### What to produce
Every line of the material is to be quoted verbatim, minus the pictures.

☆ ☆ ☆ ☆ ☆ ☆ ☆

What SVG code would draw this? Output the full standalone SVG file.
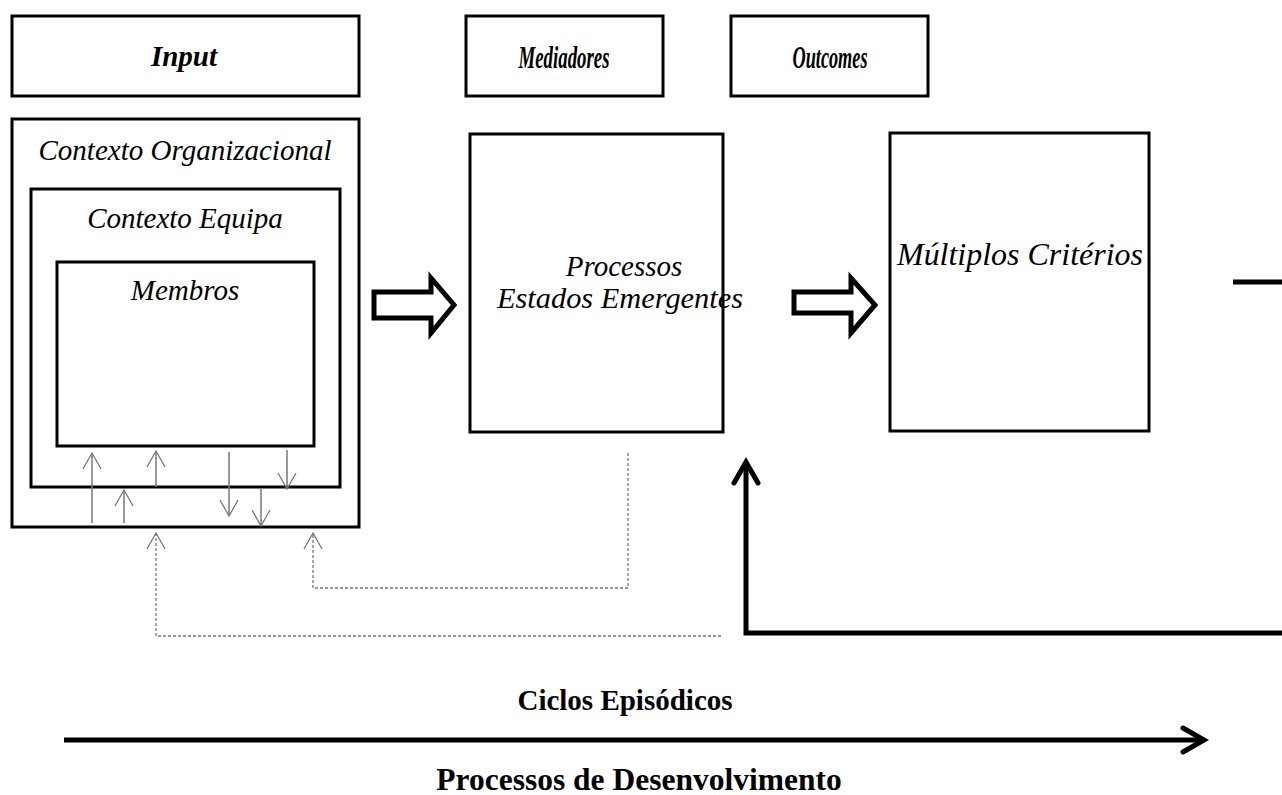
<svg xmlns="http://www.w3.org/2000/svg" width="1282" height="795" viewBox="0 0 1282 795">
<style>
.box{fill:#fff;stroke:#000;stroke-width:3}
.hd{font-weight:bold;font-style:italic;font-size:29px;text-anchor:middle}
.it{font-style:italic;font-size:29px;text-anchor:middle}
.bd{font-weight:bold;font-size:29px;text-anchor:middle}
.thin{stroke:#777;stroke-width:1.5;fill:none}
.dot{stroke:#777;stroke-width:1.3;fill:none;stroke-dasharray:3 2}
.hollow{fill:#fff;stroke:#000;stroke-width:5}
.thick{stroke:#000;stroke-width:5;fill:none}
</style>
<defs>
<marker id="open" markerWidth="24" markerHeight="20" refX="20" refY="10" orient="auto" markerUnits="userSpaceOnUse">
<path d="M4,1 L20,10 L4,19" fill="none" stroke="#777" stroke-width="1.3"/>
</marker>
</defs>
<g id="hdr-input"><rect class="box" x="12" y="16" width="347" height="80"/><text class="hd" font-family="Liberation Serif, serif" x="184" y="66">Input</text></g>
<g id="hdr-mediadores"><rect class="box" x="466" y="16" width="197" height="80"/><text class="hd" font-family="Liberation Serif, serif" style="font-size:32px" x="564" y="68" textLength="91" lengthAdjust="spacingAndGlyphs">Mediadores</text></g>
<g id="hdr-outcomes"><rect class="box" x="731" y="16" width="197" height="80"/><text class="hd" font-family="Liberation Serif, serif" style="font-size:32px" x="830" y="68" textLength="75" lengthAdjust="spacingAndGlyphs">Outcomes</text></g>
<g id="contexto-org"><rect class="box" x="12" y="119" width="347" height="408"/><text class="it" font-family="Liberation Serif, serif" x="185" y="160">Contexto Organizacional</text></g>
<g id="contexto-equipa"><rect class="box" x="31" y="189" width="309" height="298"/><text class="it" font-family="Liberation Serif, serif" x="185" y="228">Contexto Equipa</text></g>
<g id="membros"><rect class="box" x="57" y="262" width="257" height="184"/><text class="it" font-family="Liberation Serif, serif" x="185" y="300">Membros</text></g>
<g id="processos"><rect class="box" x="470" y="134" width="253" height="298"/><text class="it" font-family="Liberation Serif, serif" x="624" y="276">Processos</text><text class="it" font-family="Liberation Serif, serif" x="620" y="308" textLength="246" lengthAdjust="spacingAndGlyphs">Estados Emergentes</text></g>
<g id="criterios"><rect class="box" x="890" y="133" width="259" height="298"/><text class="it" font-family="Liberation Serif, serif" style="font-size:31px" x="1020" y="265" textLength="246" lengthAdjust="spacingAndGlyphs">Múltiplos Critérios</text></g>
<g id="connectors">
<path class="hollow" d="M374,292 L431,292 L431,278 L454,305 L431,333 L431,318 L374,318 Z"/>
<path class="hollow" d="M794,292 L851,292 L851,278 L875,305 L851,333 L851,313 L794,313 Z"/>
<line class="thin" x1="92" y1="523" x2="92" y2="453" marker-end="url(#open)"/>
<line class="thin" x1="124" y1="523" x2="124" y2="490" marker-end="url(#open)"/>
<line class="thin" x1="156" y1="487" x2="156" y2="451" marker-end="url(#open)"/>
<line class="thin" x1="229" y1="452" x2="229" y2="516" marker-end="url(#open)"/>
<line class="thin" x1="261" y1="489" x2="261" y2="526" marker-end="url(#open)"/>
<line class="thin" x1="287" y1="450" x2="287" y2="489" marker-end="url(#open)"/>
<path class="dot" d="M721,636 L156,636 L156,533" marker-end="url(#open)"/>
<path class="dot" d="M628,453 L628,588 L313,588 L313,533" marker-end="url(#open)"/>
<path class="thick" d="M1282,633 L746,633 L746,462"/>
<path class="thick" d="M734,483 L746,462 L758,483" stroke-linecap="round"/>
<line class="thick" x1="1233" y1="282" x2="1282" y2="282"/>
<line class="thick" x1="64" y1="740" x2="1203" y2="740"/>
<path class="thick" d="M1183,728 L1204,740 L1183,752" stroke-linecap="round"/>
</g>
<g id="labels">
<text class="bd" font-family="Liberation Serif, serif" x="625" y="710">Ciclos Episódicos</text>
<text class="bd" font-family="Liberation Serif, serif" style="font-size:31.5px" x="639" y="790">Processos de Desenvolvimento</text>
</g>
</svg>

☆ ☆ ☆ ☆ ☆ ☆ ☆

### Solved exercise
What SVG code would draw this? Output the full standalone SVG file.
<svg xmlns="http://www.w3.org/2000/svg" width="1282" height="795" viewBox="0 0 1282 795">
<style>
.box{fill:#fff;stroke:#000;stroke-width:3}
.hd{font-weight:bold;font-style:italic;font-size:29px;text-anchor:middle}
.it{font-style:italic;font-size:29px;text-anchor:middle}
.bd{font-weight:bold;font-size:29px;text-anchor:middle}
.thin{stroke:#777;stroke-width:1.5;fill:none}
.dot{stroke:#777;stroke-width:1.3;fill:none;stroke-dasharray:3 2}
.hollow{fill:#fff;stroke:#000;stroke-width:5}
.thick{stroke:#000;stroke-width:5;fill:none}
</style>
<defs>
<marker id="open" markerWidth="24" markerHeight="20" refX="20" refY="10" orient="auto" markerUnits="userSpaceOnUse">
<path d="M4,1 L20,10 L4,19" fill="none" stroke="#777" stroke-width="1.3"/>
</marker>
</defs>
<g id="hdr-input"><rect class="box" x="12" y="16" width="347" height="80"/><text class="hd" font-family="Liberation Serif, serif" x="184" y="66">Input</text></g>
<g id="hdr-mediadores"><rect class="box" x="466" y="16" width="197" height="80"/><text class="hd" font-family="Liberation Serif, serif" style="font-size:32px" x="564" y="68" textLength="91" lengthAdjust="spacingAndGlyphs">Mediadores</text></g>
<g id="hdr-outcomes"><rect class="box" x="731" y="16" width="197" height="80"/><text class="hd" font-family="Liberation Serif, serif" style="font-size:32px" x="830" y="68" textLength="75" lengthAdjust="spacingAndGlyphs">Outcomes</text></g>
<g id="contexto-org"><rect class="box" x="12" y="119" width="347" height="408"/><text class="it" font-family="Liberation Serif, serif" x="185" y="160">Contexto Organizacional</text></g>
<g id="contexto-equipa"><rect class="box" x="31" y="189" width="309" height="298"/><text class="it" font-family="Liberation Serif, serif" x="185" y="228">Contexto Equipa</text></g>
<g id="membros"><rect class="box" x="57" y="262" width="257" height="184"/><text class="it" font-family="Liberation Serif, serif" x="185" y="300">Membros</text></g>
<g id="processos"><rect class="box" x="470" y="134" width="253" height="298"/><text class="it" font-family="Liberation Serif, serif" x="624" y="276">Processos</text><text class="it" font-family="Liberation Serif, serif" x="620" y="308" textLength="246" lengthAdjust="spacingAndGlyphs">Estados Emergentes</text></g>
<g id="criterios"><rect class="box" x="890" y="133" width="259" height="298"/><text class="it" font-family="Liberation Serif, serif" style="font-size:31px" x="1020" y="265" textLength="246" lengthAdjust="spacingAndGlyphs">Múltiplos Critérios</text></g>
<g id="connectors">
<path class="hollow" d="M374,292 L431,292 L431,278 L454,305 L431,333 L431,318 L374,318 Z"/>
<path class="hollow" d="M794,292 L851,292 L851,278 L875,305 L851,333 L851,313 L794,313 Z"/>
<line class="thin" x1="92" y1="523" x2="92" y2="453" marker-end="url(#open)"/>
<line class="thin" x1="124" y1="523" x2="124" y2="490" marker-end="url(#open)"/>
<line class="thin" x1="156" y1="487" x2="156" y2="451" marker-end="url(#open)"/>
<line class="thin" x1="229" y1="452" x2="229" y2="516" marker-end="url(#open)"/>
<line class="thin" x1="261" y1="489" x2="261" y2="526" marker-end="url(#open)"/>
<line class="thin" x1="287" y1="450" x2="287" y2="489" marker-end="url(#open)"/>
<path class="dot" d="M721,636 L156,636 L156,533" marker-end="url(#open)"/>
<path class="dot" d="M628,453 L628,588 L313,588 L313,533" marker-end="url(#open)"/>
<path class="thick" d="M1282,633 L746,633 L746,462"/>
<path class="thick" d="M734,483 L746,462 L758,483" stroke-linecap="round"/>
<line class="thick" x1="1233" y1="282" x2="1282" y2="282"/>
<line class="thick" x1="64" y1="740" x2="1203" y2="740"/>
<path class="thick" d="M1183,728 L1204,740 L1183,752" stroke-linecap="round"/>
</g>
<g id="labels">
<text class="bd" font-family="Liberation Serif, serif" x="625" y="710">Ciclos Episódicos</text>
<text class="bd" font-family="Liberation Serif, serif" style="font-size:31.5px" x="639" y="790">Processos de Desenvolvimento</text>
</g>
</svg>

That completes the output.